** START **

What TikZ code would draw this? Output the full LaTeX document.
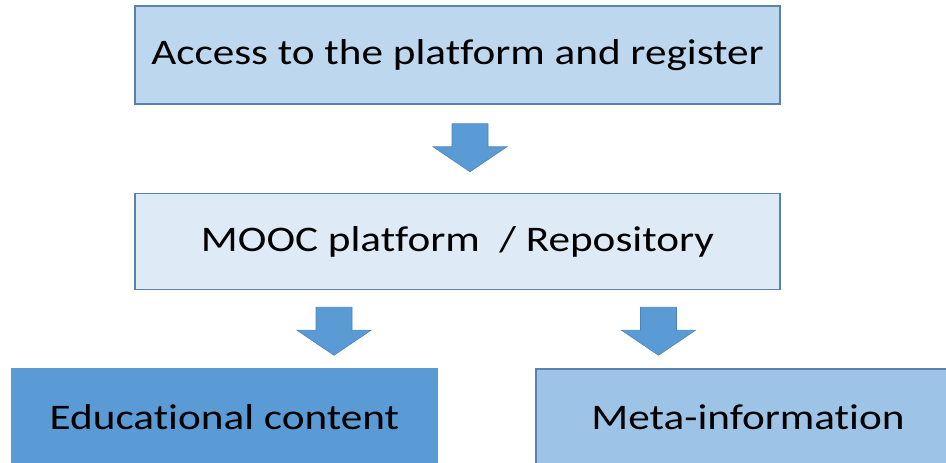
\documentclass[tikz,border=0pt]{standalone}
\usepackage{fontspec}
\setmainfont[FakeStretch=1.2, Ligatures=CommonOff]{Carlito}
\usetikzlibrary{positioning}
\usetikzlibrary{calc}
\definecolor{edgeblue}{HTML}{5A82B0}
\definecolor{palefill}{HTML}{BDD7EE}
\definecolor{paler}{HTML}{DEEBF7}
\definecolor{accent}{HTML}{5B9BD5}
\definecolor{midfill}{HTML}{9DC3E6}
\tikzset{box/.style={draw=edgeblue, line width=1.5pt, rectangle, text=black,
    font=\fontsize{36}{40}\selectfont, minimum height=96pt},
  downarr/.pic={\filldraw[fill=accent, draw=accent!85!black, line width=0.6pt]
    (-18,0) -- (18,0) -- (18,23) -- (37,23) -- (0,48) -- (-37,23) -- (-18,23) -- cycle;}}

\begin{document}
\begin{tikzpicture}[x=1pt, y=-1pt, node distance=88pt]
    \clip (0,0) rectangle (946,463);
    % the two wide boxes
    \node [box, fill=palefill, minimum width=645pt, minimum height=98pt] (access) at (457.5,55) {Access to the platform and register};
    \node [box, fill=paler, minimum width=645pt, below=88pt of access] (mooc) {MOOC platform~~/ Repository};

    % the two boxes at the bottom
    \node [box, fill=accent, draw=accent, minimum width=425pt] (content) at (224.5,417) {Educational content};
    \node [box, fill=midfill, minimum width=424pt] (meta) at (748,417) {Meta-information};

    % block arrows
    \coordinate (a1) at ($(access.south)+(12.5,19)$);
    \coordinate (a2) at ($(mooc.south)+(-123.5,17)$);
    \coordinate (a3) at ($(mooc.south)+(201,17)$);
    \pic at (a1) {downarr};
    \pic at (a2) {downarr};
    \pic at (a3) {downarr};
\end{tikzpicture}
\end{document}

** END **
** START **

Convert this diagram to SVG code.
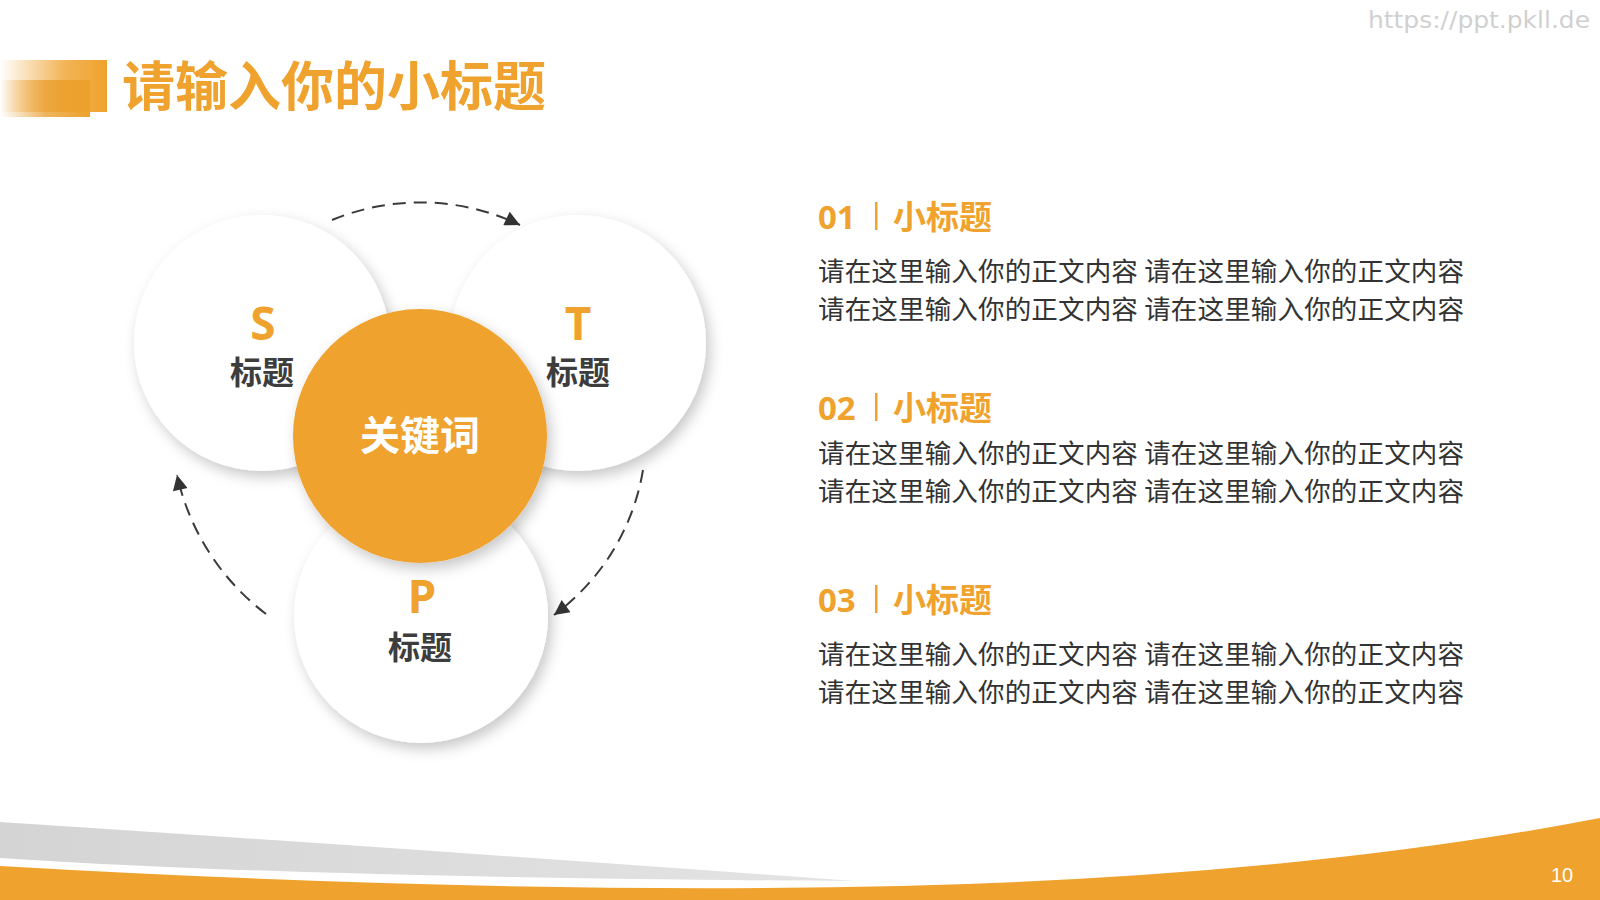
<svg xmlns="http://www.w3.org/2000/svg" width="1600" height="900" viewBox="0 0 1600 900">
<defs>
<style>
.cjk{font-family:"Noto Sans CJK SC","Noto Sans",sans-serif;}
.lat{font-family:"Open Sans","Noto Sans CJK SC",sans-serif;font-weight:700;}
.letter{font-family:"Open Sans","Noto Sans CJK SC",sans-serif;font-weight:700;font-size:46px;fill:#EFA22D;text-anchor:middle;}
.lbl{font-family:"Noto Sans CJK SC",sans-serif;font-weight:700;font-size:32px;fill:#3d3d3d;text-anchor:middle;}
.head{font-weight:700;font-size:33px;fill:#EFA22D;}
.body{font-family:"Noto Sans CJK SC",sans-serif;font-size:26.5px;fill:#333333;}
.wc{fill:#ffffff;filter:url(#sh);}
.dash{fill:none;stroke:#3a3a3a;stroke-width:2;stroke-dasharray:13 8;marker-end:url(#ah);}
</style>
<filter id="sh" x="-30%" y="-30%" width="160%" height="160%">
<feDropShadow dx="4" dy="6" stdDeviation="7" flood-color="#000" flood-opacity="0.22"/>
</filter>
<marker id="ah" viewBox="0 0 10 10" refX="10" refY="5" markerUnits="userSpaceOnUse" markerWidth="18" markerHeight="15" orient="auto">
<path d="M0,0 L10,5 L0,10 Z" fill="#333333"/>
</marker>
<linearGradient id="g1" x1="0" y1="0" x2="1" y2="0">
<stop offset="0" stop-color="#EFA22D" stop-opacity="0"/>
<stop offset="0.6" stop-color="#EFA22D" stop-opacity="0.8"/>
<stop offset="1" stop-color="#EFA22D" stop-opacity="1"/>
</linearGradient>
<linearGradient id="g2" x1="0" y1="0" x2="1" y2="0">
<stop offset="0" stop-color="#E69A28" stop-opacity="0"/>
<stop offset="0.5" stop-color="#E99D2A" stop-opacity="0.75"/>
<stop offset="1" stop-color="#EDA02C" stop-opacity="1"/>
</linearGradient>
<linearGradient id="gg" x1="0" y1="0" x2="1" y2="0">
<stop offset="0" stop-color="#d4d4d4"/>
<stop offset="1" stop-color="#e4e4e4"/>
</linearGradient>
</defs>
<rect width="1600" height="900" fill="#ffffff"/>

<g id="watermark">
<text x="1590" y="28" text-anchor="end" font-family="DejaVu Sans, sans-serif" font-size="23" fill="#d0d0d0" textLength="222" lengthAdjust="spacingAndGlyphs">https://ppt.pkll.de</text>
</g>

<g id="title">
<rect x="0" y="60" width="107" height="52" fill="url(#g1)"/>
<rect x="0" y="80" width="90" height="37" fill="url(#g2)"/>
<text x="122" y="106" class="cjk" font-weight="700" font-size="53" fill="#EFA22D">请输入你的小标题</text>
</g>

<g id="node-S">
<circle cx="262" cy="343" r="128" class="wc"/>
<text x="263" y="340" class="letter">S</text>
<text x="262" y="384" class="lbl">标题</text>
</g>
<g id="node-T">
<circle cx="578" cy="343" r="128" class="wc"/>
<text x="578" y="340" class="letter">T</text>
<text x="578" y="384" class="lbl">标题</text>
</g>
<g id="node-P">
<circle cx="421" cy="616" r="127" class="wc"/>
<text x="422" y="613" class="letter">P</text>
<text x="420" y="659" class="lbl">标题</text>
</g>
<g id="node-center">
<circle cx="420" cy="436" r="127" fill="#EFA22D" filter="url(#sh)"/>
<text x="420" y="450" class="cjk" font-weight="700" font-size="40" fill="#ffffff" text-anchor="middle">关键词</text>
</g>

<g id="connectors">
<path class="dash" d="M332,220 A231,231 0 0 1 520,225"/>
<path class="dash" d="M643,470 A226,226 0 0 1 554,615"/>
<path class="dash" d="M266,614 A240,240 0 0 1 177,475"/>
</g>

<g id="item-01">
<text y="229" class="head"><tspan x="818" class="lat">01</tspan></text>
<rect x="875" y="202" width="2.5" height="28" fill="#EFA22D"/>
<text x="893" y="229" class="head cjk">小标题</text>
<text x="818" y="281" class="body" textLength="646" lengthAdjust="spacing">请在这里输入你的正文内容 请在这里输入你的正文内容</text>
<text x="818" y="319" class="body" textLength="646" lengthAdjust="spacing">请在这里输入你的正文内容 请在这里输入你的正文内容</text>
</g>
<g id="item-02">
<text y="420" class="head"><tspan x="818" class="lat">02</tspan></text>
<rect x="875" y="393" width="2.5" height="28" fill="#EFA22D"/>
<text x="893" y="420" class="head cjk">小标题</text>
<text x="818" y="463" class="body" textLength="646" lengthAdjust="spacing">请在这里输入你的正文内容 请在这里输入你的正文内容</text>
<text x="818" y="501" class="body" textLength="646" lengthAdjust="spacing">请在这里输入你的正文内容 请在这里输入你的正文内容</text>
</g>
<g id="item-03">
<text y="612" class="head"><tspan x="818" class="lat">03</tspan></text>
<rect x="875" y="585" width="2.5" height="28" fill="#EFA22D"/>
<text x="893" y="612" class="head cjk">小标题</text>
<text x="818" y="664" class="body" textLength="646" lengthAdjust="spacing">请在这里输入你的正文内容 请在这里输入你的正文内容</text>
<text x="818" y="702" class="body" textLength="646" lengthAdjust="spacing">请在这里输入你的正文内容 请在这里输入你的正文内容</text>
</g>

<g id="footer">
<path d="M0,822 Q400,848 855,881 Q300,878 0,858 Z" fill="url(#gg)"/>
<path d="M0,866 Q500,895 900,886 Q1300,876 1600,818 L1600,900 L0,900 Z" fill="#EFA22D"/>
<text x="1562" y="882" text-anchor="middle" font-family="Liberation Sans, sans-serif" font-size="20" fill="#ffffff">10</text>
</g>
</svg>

** END **

* _Set task_: Print exactly what appears from the line holding "What TikZ code" down to the line holding "[box, fill=paler, minimum", both ends kept, leaving out the pictures.

* _Exercise result_:
What TikZ code would draw this? Output the full LaTeX document.
\documentclass[tikz,border=0pt]{standalone}
\usepackage{fontspec}
\setmainfont[FakeStretch=1.2, Ligatures=CommonOff]{Carlito}
\usetikzlibrary{positioning}
\usetikzlibrary{calc}
\definecolor{edgeblue}{HTML}{5A82B0}
\definecolor{palefill}{HTML}{BDD7EE}
\definecolor{paler}{HTML}{DEEBF7}
\definecolor{accent}{HTML}{5B9BD5}
\definecolor{midfill}{HTML}{9DC3E6}
\tikzset{box/.style={draw=edgeblue, line width=1.5pt, rectangle, text=black,
    font=\fontsize{36}{40}\selectfont, minimum height=96pt},
  downarr/.pic={\filldraw[fill=accent, draw=accent!85!black, line width=0.6pt]
    (-18,0) -- (18,0) -- (18,23) -- (37,23) -- (0,48) -- (-37,23) -- (-18,23) -- cycle;}}

\begin{document}
\begin{tikzpicture}[x=1pt, y=-1pt, node distance=88pt]
    \clip (0,0) rectangle (946,463);
    % the two wide boxes
    \node [box, fill=palefill, minimum width=645pt, minimum height=98pt] (access) at (457.5,55) {Access to the platform and register};
    \node [box, fill=paler, minimum width=645pt, below=88pt of access] (mooc) {MOOC platform~~/ Repository};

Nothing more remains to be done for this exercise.